I’ll keep this short – Dante Moore convincingly gives UCLA the best chance to win today and over the next three years. Collin Schlee had as many completions to NC Central as he did to the Bruins. Ethan Garbers had a three-year advantage inside the program and couldn’t muster one quality half as a starter versus Coastal Carolina. Both are wonderful players, but they’re not Dante Moore and they never will be. They don’t have his arm, they don’t have his mind, they don’t have his poise, and they don’t have his upside.


Focus – Setting Up Moore Success

Where Kelly should focus his time with quarterback coach Ryan Gunderson is ensuring Moore trusts his mechanics in the face of a relentless pass rush. Too often, he bailed on a follow-through to brace for contact, or threw at unnecessarily compromised arm angles, or abandoned his footwork due to stress. Emphasizing muscle memory and intuitive instincts of Moore’s mechanics, come rain, shine, blitz, or prevent, will be paramount to success.

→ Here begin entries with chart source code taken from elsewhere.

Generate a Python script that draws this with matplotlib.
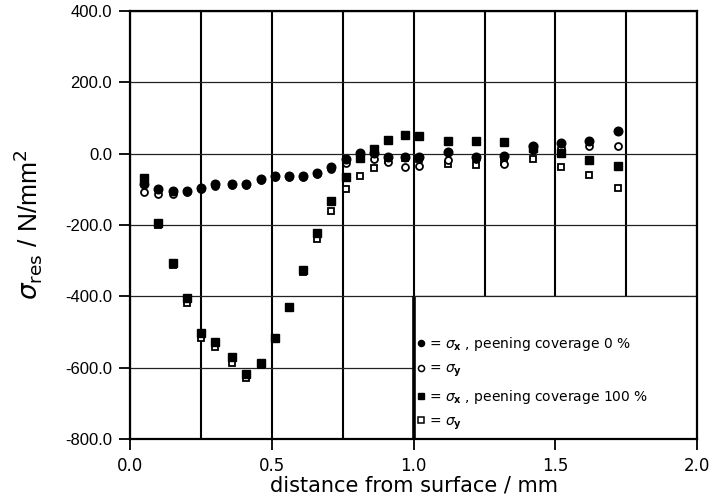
import matplotlib
matplotlib.use("Agg")
import matplotlib.pyplot as plt
from matplotlib.lines import Line2D
from matplotlib.patches import Rectangle
from matplotlib.ticker import MultipleLocator, FormatStrFormatter

# ---- data ----
depth = [0.05, 0.10, 0.15, 0.20, 0.25, 0.30, 0.36, 0.41, 0.46, 0.51, 0.56, 0.61,
         0.66, 0.71, 0.76, 0.81, 0.86, 0.91, 0.97, 1.02, 1.12, 1.22, 1.32, 1.42,
         1.52, 1.62, 1.72]
sx_0 = [-85, -99, -104, -104, -97, -86, -86, -86, -72, -63, -63, -63, -53, -38,
        -16, 1, 2, -8, -8, -8, 5, -8, -5, 22, 29, 37, 64]
sy_0 = [-107, -113, -113, -106, -100, -90, -89, -89, -75, -66, -66, -66, -56, -42,
        -27, -8, -16, -22, -36, -34, -17, -15, -30, 10, 15, 22, 22]
sx_100 = [-68, -194, -306, -405, -502, -527, -569, -618, -586, -517, -429, -326,
          -222, -133, -64, -13, 13, 38, 52, 50, 37, 37, 32, 16, 1, -18, -34]
sy_100 = [-80, -200, -312, -418, -517, -543, -586, -628, -592, -520, -432, -332,
          -238, -160, -100, -63, -41, -18, -12, -15, -30, -32, -22, -15, -38, -60, -95]

legend_labels = [r"= $\sigma_{\mathbf{x}}$ , peening coverage 0 %",
                 r"= $\sigma_{\mathbf{y}}$",
                 r"= $\sigma_{\mathbf{x}}$ , peening coverage 100 %",
                 r"= $\sigma_{\mathbf{y}}$"]

x_label = "distance from surface / mm"
y_label = r"$\sigma_{\rm res}$ / N/mm$^2$"

# ---- figure ----
fig = plt.figure(figsize=(7.15, 5.04), dpi=100)
ax = fig.add_axes([0.182, 0.129, 0.975 - 0.182, 0.978 - 0.129])

ax.set_xlim(0.0, 2.0)
ax.set_ylim(-800, 400)

ax.xaxis.set_major_locator(MultipleLocator(0.5))
ax.xaxis.set_minor_locator(MultipleLocator(0.25))
ax.yaxis.set_major_locator(MultipleLocator(200))
ax.xaxis.set_major_formatter(FormatStrFormatter("%.1f"))
ax.yaxis.set_major_formatter(FormatStrFormatter("%.1f"))

ax.xaxis.grid(True, which="both", color="black", lw=1.5, zorder=0)
ax.yaxis.grid(True, which="major", color="#222222", lw=0.9, zorder=0)
ax.set_axisbelow(True)

ax.tick_params(axis="both", which="major", direction="out", length=8, width=1.3,
               color="black")
ax.tick_params(axis="x", which="minor", length=0)
ax.tick_params(axis="x", which="major", pad=5, labelsize=12)
ax.tick_params(axis="y", which="major", pad=5, labelsize=12)
for lab in ax.get_yticklabels():
    lab.set_family("Liberation Sans")

for s in ax.spines.values():
    s.set_linewidth(1.6)
    s.set_color("black")

# legend box (white area lower-right, thick left edge)
ax.add_patch(Rectangle((0.5, 0.0), 0.5, 1 / 3, transform=ax.transAxes,
                       facecolor="white", edgecolor="none", zorder=1.5))
ax.plot([0.5, 0.5], [0.0, 1 / 3], transform=ax.transAxes, color="black",
        lw=2.6, zorder=1.6, solid_capstyle="butt")
ax.plot([0.5, 1.0], [1 / 3, 1 / 3], transform=ax.transAxes, color="#222222",
        lw=0.9, zorder=1.6)

ms_f = 5.6
ms_o = 5.0
ax.plot(depth, sy_100, ls="none", marker="s", ms=ms_o, mfc="white", mec="black",
        mew=1.3, zorder=3)
ax.plot(depth, sy_0, ls="none", marker="o", ms=ms_o, mfc="white", mec="black",
        mew=1.3, zorder=3)
ax.plot(depth, sx_100, ls="none", marker="s", ms=ms_f, color="black", zorder=4)
ax.plot(depth, sx_0, ls="none", marker="o", ms=ms_f + 0.6, color="black", zorder=5)

handles = [
    Line2D([], [], ls="none", marker="o", ms=4.4, color="black"),
    Line2D([], [], ls="none", marker="o", ms=4.4, mfc="white", mec="black", mew=1.1),
    Line2D([], [], ls="none", marker="s", ms=4.4, color="black"),
    Line2D([], [], ls="none", marker="s", ms=4.4, mfc="white", mec="black", mew=1.1),
]
leg = ax.legend(handles, legend_labels, loc="upper left",
                bbox_to_anchor=(0.505, 0.243), frameon=False, fontsize=10,
                handlelength=0.6, handletextpad=0.3, labelspacing=0.62,
                borderpad=0.0, borderaxespad=0.0)
leg.set_zorder(6)

ax.set_xlabel(x_label, fontsize=15)
ax.xaxis.set_label_coords(0.5, -0.085)
ax.set_ylabel(y_label, fontsize=19, family="Liberation Sans")
ax.yaxis.set_label_coords(-0.152, 0.5)

fig.savefig("out.png", dpi=100)
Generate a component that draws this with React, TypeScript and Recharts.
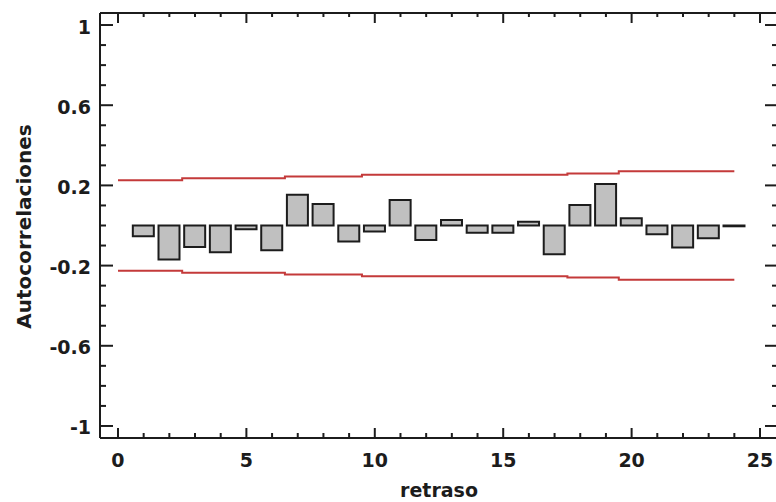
import React from 'react';
import { ComposedChart, Bar, Line, XAxis, YAxis } from 'recharts';

// Lags (0 carries only the limit lines) and sample autocorrelations
const lags = [0, 1, 2, 3, 4, 5, 6, 7, 8, 9, 10, 11, 12, 13, 14, 15, 16, 17, 18, 19, 20, 21, 22, 23, 24];
const acfValues = [
  null, -0.054, -0.169, -0.107, -0.134, -0.019, -0.124, 0.154, 0.107, -0.08, -0.03, 0.127, -0.072,
  0.027, -0.036, -0.036, 0.019, -0.144, 0.102, 0.207, 0.036, -0.044, -0.11, -0.064, -0.004,
];

// Probability limits per lag (drawn as mid-point steps)
const upperLimits = [
  0.226, 0.226, 0.226, 0.236, 0.236, 0.236, 0.236, 0.244, 0.244, 0.244, 0.253, 0.253, 0.253,
  0.253, 0.253, 0.253, 0.253, 0.253, 0.26, 0.26, 0.27, 0.27, 0.27, 0.27, 0.27,
];
const lowerLimits = [
  -0.226, -0.226, -0.226, -0.236, -0.236, -0.236, -0.236, -0.244, -0.244, -0.244, -0.253, -0.253, -0.253,
  -0.253, -0.253, -0.253, -0.253, -0.253, -0.26, -0.26, -0.27, -0.27, -0.27, -0.27, -0.27,
];

// Ticks
const xAllTicks = [0, 1, 2, 3, 4, 5, 6, 7, 8, 9, 10, 11, 12, 13, 14, 15, 16, 17, 18, 19, 20, 21, 22, 23, 24, 25];
const xMajorTicks = [0, 5, 10, 15, 20, 25];
const yAllTicks = [-1, -0.9, -0.8, -0.7, -0.6, -0.5, -0.4, -0.3, -0.2, -0.1, 0, 0.1, 0.2, 0.3, 0.4, 0.5, 0.6, 0.7, 0.8, 0.9, 1];
const yMajorTicks = [-1, -0.6, -0.2, 0.2, 0.6, 1];

const xTitle = 'retraso';
const yTitle = 'Autocorrelaciones';

const chartData = lags.map((lag, i) => ({ lag, acf: acfValues[i], up: upperLimits[i], lo: lowerLimits[i] }));

const INK = '#1c1c1c';
const FONT = { fontFamily: '"DejaVu Sans", sans-serif', fontWeight: 700 as const, fill: INK };

const isMajor = (arr: number[], v: number) => arr.some((m) => Math.abs(m - v) < 1e-9);

const LeftTick = (props: any) => {
  const { x, y, payload } = props;
  const major = isMajor(yMajorTicks, payload.value);
  return (
    <g>
      <line x1={x} x2={x + (major ? 13 : 6)} y1={y} y2={y} stroke={INK} strokeWidth={2} />
      {major && (
        <text x={x - 9} y={y} dy={8.5} textAnchor="end" fontSize={19} {...FONT}>
          {String(payload.value)}
        </text>
      )}
    </g>
  );
};

const RightTick = (props: any) => {
  const { x, y, payload } = props;
  const major = isMajor(yMajorTicks, payload.value);
  return <line x1={x} x2={x - (major ? 13 : 6)} y1={y} y2={y} stroke={INK} strokeWidth={2} />;
};

const BottomTick = (props: any) => {
  const { x, y, payload } = props;
  const major = isMajor(xMajorTicks, payload.value);
  return (
    <g>
      <line x1={x} x2={x} y1={y} y2={y - (major ? 10 : 5)} stroke={INK} strokeWidth={2} />
      {major && (
        <text x={x} y={y} dy={29} textAnchor="middle" fontSize={19} {...FONT}>
          {String(payload.value)}
        </text>
      )}
    </g>
  );
};

const TopTick = (props: any) => {
  const { x, y, payload } = props;
  const major = isMajor(xMajorTicks, payload.value);
  return <line x1={x} x2={x} y1={y} y2={y + (major ? 10 : 4)} stroke={INK} strokeWidth={2} />;
};

const renderYTitle = (props: any) => {
  const vb = props.viewBox;
  const cx = vb.x + 31;
  const cy = vb.y + vb.height / 2 + 1;
  return (
    <text x={cx} y={cy} transform={`rotate(-90 ${cx} ${cy})`} textAnchor="middle" fontSize={20} {...FONT}>
      {yTitle}
    </text>
  );
};

const renderXTitle = (props: any) => {
  const vb = props.viewBox;
  return (
    <text x={vb.x + vb.width / 2} y={vb.y + 59} textAnchor="middle" fontSize={19} {...FONT}>
      {xTitle}
    </text>
  );
};

const X_DOMAIN: [number, number] = [-0.7, 25.7];
const Y_DOMAIN: [number, number] = [-1.06, 1.06];
const AXIS_LINE = { stroke: INK, strokeWidth: 2 };

export default function App() {
  return (
    <div style={{ position: 'fixed', left: 0, top: 0, width: 776, height: 502, overflow: 'hidden', background: '#fff' }}>
      <ComposedChart width={800} height={520} data={chartData} margin={{ top: 12, right: 21, bottom: 0, left: 0 }}>
        <XAxis
          xAxisId="top"
          orientation="top"
          dataKey="lag"
          type="number"
          domain={X_DOMAIN}
          allowDataOverflow
          ticks={xAllTicks}
          interval={0}
          height={1}
          tickSize={0}
          tickMargin={0}
          tickLine={false}
          axisLine={AXIS_LINE}
          tick={<TopTick />}
        />
        <XAxis
          dataKey="lag"
          type="number"
          domain={X_DOMAIN}
          allowDataOverflow
          ticks={xAllTicks}
          interval={0}
          height={82}
          tickSize={0}
          tickMargin={0}
          tickLine={false}
          axisLine={AXIS_LINE}
          tick={<BottomTick />}
          label={{ content: renderXTitle }}
        />
        <YAxis
          type="number"
          domain={Y_DOMAIN}
          allowDataOverflow
          ticks={yAllTicks}
          interval={0}
          width={100}
          tickSize={0}
          tickMargin={0}
          tickLine={false}
          axisLine={AXIS_LINE}
          tick={<LeftTick />}
          label={{ content: renderYTitle }}
        />
        <YAxis
          yAxisId="right"
          orientation="right"
          type="number"
          domain={Y_DOMAIN}
          allowDataOverflow
          ticks={yAllTicks}
          interval={0}
          width={1}
          tickSize={0}
          tickMargin={0}
          tickLine={false}
          axisLine={AXIS_LINE}
          tick={<RightTick />}
        />
        <Bar dataKey="acf" barSize={21} fill="#c0c0c0" stroke={INK} strokeWidth={2} isAnimationActive={false} />
        <Line
          dataKey="up"
          type="step"
          stroke="#c43a3a"
          strokeWidth={2}
          dot={false}
          activeDot={false}
          isAnimationActive={false}
        />
        <Line
          dataKey="lo"
          type="step"
          stroke="#c43a3a"
          strokeWidth={2}
          dot={false}
          activeDot={false}
          isAnimationActive={false}
        />
      </ComposedChart>
    </div>
  );
}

Additionally, there could be an opportunity to bring Schlee into the game for specialized run packages in short-yardage and red-zone situations. The lack of a quarterback-keeper threat stalls Kelly’s zone stretch run scheme at times. Bringing in Schlee for 5-10 plays per game could be a refreshing change of pace. Imagine Schlee executing the third down quarterback option in the Utah red zone at the end of the third quarter, would that have ended in a backbreaking fumble?

The bright side is so much of the Bruins scheme is correctable while all of their season is salvageable. We’ll see on October 7th where Kelly’s focus has resided.